Introduction
I was once called to a fleet yard where three cars simply would not charge after a long weekend of heavy use — a small, vivid example of a common problem. The device at the centre was a dc ev charger, and the data was stark: uptime dropped by nearly 30% across the site after two months without routine checks (yes, the numbers came from their logs). What exactly leads a simple charger to become a fleet problem — and who pays for the downtime?
I want to walk you through a scenario many of us have seen: routine wear, deferred maintenance, a surprise outage. The pattern repeats — connectors foul, firmware falls behind, cooling gets sluggish — and costs creep up. As someone who has inspected dozens of installations, I find that a clear question helps: are we maintaining equipment, or simply reacting to failures? Let us move on and look under the hood.

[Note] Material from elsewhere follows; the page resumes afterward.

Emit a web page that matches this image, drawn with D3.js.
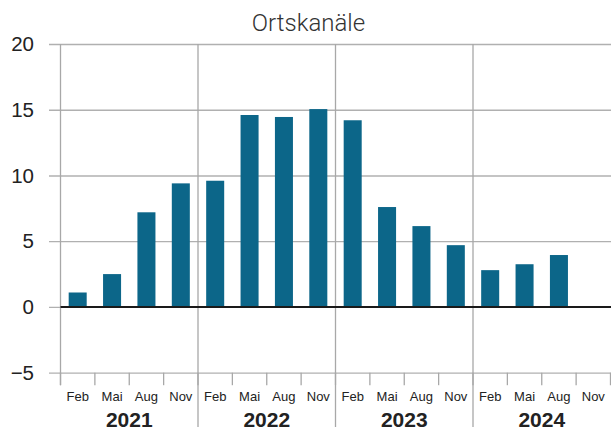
<!DOCTYPE html>
<html>
<head>
<meta charset="utf-8">
<script src="https://cdn.jsdelivr.net/npm/d3@7"></script>
<style>
  body { margin: 0; background: #fff; }
  svg { display: block; font-family: "Liberation Sans", Arial, sans-serif; }
</style>
</head>
<body>
<div id="chart"></div>
<script>
// Daten: Quartalswerte Ortskanäle
const years = ["2021", "2022", "2023", "2024"];
const months = ["Feb", "Mai", "Aug", "Nov"];
const values = [
    1.1, 2.5, 7.2, 9.4,
    9.6, 14.6, 14.45, 15.05,
    14.2, 7.6, 6.15, 4.7,
    2.8, 3.25, 3.95, null
];
const yTicks = [-5, 0, 5, 10, 15, 20];

const width = 611;
const height = 432;

const left = 60.5, right = 610.5;
const yTop = 44, yBottom = 372.7;

const svg = d3.select("#chart")
    .append("svg")
    .attr("width", width)
    .attr("height", height);

const keys = [];
years.forEach(y => months.forEach(m => keys.push(y + "-" + m)));
const data = keys.map((k, i) => ({ key: k, year: k.split("-")[0], month: k.split("-")[1], value: values[i] }));

const x = d3.scaleBand()
    .domain(keys)
    .range([left, right])
    .paddingInner(0.476)
    .paddingOuter(0.238);

const y = d3.scaleLinear()
    .domain([-5, 20])
    .range([yBottom, yTop]);

const gap = (x.step() - x.bandwidth()) / 2;
const boundary = k => x(k) - gap;

// horizontale Gitterlinien + Beschriftung
const yAxis = d3.axisLeft(y)
    .tickValues(yTicks)
    .tickSize(-(width - 49))
    .tickPadding(15)
    .tickFormat(d => d < 0 ? "\u2212" + Math.abs(d) : d);

const gy = svg.append("g")
    .attr("transform", "translate(49,0)")
    .call(yAxis);
gy.select(".domain").remove();
gy.selectAll(".tick line").attr("stroke", "#b0b0b0").attr("stroke-width", 1.3);
gy.selectAll(".tick text")
    .attr("fill", "#222")
    .style("font-size", "20.5px");

// Quartalsstriche unten
svg.append("g").selectAll("line")
    .data(keys.concat(["end"]))
    .enter()
    .append("line")
    .attr("x1", d => d === "end" ? right : boundary(d))
    .attr("x2", d => d === "end" ? right : boundary(d))
    .attr("y1", yBottom)
    .attr("y2", yBottom + 12.5)
    .attr("stroke", "#a8a8a8")
    .attr("stroke-width", 1.3);

// vertikale Jahreslinien
svg.append("g").selectAll("line")
    .data(years)
    .enter()
    .append("line")
    .attr("x1", d => boundary(d + "-Feb"))
    .attr("x2", d => boundary(d + "-Feb"))
    .attr("y1", yTop)
    .attr("y2", (d, i) => i === 0 ? yBottom + 12.5 : 427)
    .attr("stroke", "#a8a8a8")
    .attr("stroke-width", 1.3);

// Balken
svg.append("g").selectAll("rect")
    .data(data.filter(d => d.value !== null))
    .enter()
    .append("rect")
    .attr("x", d => x(d.key))
    .attr("width", x.bandwidth())
    .attr("y", d => y(Math.max(0, d.value)))
    .attr("height", d => Math.abs(y(d.value) - y(0)))
    .attr("fill", "#0c6689");

// Nulllinie
svg.append("line")
    .attr("x1", left)
    .attr("x2", width)
    .attr("y1", y(0))
    .attr("y2", y(0))
    .attr("stroke", "#1a1a1a")
    .attr("stroke-width", 2);

// Monatsbeschriftung
svg.append("g").selectAll("text")
    .data(data)
    .enter()
    .append("text")
    .attr("x", d => x(d.key) + x.bandwidth() / 2)
    .attr("y", 401)
    .attr("text-anchor", "middle")
    .attr("fill", "#222")
    .style("font-size", "13px")
    .text(d => d.month);

// Jahresbeschriftung
svg.append("g").selectAll("text")
    .data(years)
    .enter()
    .append("text")
    .attr("x", d => (boundary(d + "-Feb") + boundary(d + "-Nov") + x.step()) / 2)
    .attr("y", 427)
    .attr("text-anchor", "middle")
    .attr("fill", "#222")
    .style("font-size", "21px")
    .style("font-weight", "bold")
    .text(d => d);

// Titel
svg.append("text")
    .attr("x", width / 2 + 3)
    .attr("y", 31)
    .attr("text-anchor", "middle")
    .attr("fill", "#333")
    .style("font-family", "Roboto, sans-serif")
    .style("font-weight", 300)
    .style("font-size", "24px")
    .text("Ortskanäle");
</script>
</body>
</html>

Deeper Issues: Why Traditional Fixes Fail
wallbox dc charger units often get treated like black boxes: when they fail, a technician swaps a module and moves on. That band-aid approach hides deeper flaws. I will be frank — many sites still rely on periodic visual checks and reactive servicing rather than condition-based maintenance. Technically speaking, repeated thermal stress degrades power converters and control algorithms silently, while connection corrosion grows unnoticed. Look, it’s simpler than you think: without continuous monitoring, you miss the slow drift in parameters that predicts failure.
What commonly gets overlooked are the interactions between components. Cooling systems may be sized for nominal loads, but when a unit is pushed for DC fast charging repeatedly, thermal management limits are breached. Meanwhile, firmware mismatches and outdated OCPP implementations create unpredictable behaviour during load-sharing or when integrating V2G functions. I’ve seen logging turned off to save storage — odd choice, but true — and that removes your early-warning signals. — funny how that works, right?
What breaks first?
Usually the connectors and power electronics. Corrosion and high-resistance joints cause hotspots. Small faults escalate because control algorithms no longer compensate correctly under varied loads. That leads to abrupt shutdowns rather than graceful reductions in output. We must be realistic: traditional periodic checks miss this progressive deterioration.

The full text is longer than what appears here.